ACSR Had Backed Rhodesia Resolution

By Peter A. Nitze

Against the recommendation of its advisory committee, the Harvard Corporation voted yesterday to abstain on a shareholder resolution that would force Mobil Oil Corporation's two South African subsidiaries to ensure that no Mobil products are supplied to Rhodesia.

The Advisory Committee on Shareholder Responsibility (ACSR), composed of Faculty members and one student, voted by a substantial margin on Wednesday to advise the corporation to support the resolution.

The corporation subcommittee dealing with shareholder proxies chose to abstain because they felt it was an "economic, not a social issue," George Putnam '49, Harvard treasurer and a member of the subcommittee, said yesterday.

South African industrial secrecy laws forbid Mobil from releasing any information on its business dealings in the area, and the government reserves the specific right to choose the subsidiaries' clients, Mobil claims.

While there is unquestionably a flow of foreign petroleum into Rhodesia, it has so far been impossible to determine whether any is from the Mobil subsidiaries, due to these regulations.

Whether Mobil is representing the South African government's position accurately has proved to be the point of contention between the ACSR and the Corporation.

"We are not totally sure that the laws are that restrictive," Carlton Smith '78, the student representative to the ACSR, said yesterday.

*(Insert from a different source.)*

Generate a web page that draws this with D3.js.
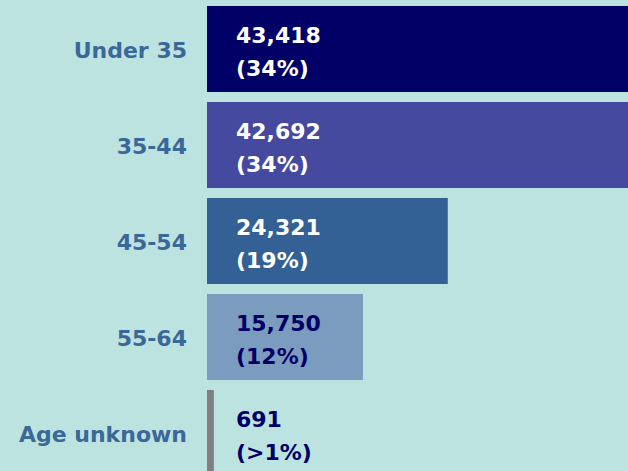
<!DOCTYPE html>
<html>
<head>
<meta charset="utf-8">
<script src="https://cdn.jsdelivr.net/npm/d3@7"></script>
<style>
  body { margin: 0; background: #bde3e0; }
  svg { display: block; }
</style>
</head>
<body>
<script>
// data
const categories = ["Under 35", "35-44", "45-54", "55-64", "Age unknown"];
const counts = [43418, 42692, 24321, 15750, 691];
const shares = ["(34%)", "(34%)", "(19%)", "(12%)", "(>1%)"];
const barColors = ["#000066", "#454a9f", "#336195", "#7b9bbf", "#7f7f7f"];
const valueColors = ["#ffffff", "#ffffff", "#ffffff", "#000066", "#000066"];

const width = 628, height = 471;
const font = "'DejaVu Sans', Verdana, sans-serif";

const svg = d3.select("body").append("svg")
   .attr("width", width)
   .attr("height", height);

svg.append("rect")
   .attr("width", width)
   .attr("height", height)
   .attr("fill", "#bde3e0");

const x = d3.scaleLinear()
   .domain([0, 50000])
   .range([207, 702]);

const y = d3.scaleBand()
   .domain(categories)
   .range([1, 481])
   .paddingInner(0.104)
   .paddingOuter(0.052);

const rows = categories.map((c, i) => ({
  cat: c, n: counts[i], share: shares[i], color: barColors[i], tcolor: valueColors[i]
}));

// bars
svg.selectAll("rect.bar")
   .data(rows)
   .enter()
   .append("rect")
   .attr("class", "bar")
   .attr("x", x(0))
   .attr("y", d => y(d.cat))
   .attr("width", d => x(d.n) - x(0))
   .attr("height", y.bandwidth())
   .attr("fill", d => d.color);

// category labels
svg.selectAll("text.cat")
   .data(rows)
   .enter()
   .append("text")
   .attr("class", "cat")
   .attr("x", x(0) - 20)
   .attr("y", d => y(d.cat) + y.bandwidth() / 2 + 9)
   .attr("text-anchor", "end")
   .style("font-family", font)
   .style("font-weight", "bold")
   .style("font-size", "22px")
   .style("fill", "#3a6898")
   .text(d => d.cat);

// value labels, two lines
const vals = svg.selectAll("text.val")
   .data(rows)
   .enter()
   .append("text")
   .attr("class", "val")
   .attr("x", x(0) + 29)
   .attr("y", d => y(d.cat) + 37)
   .style("font-family", font)
   .style("font-weight", "bold")
   .style("font-size", "22px")
   .style("fill", d => d.tcolor);

vals.append("tspan")
   .attr("x", x(0) + 29)
   .text(d => d3.format(",")(d.n));

vals.append("tspan")
   .attr("x", x(0) + 29)
   .attr("dy", 33)
   .text(d => d.share);
</script>
</body>
</html>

Smith characterized the laws as "discretionary."

Enforcing the resolution might compel the South Africans to relax information laws and give the shareholders a clearer idea of what dealings exist, Smith said, adding that under present circumstances the stock was invested in a "blind trust."

"The ACSR definitely objects to the sale of oil to Rhodesia," Smith added, but he said it is not sufficiently clear that Mobil is selling, and if so, that the sales are willful.

The issue was so obscure that while the Harvard Corporation subcommittee supported the ACSR "completely" on social grounds, it did not feel there was enough evidence to justify support for the resolution, Putnam said.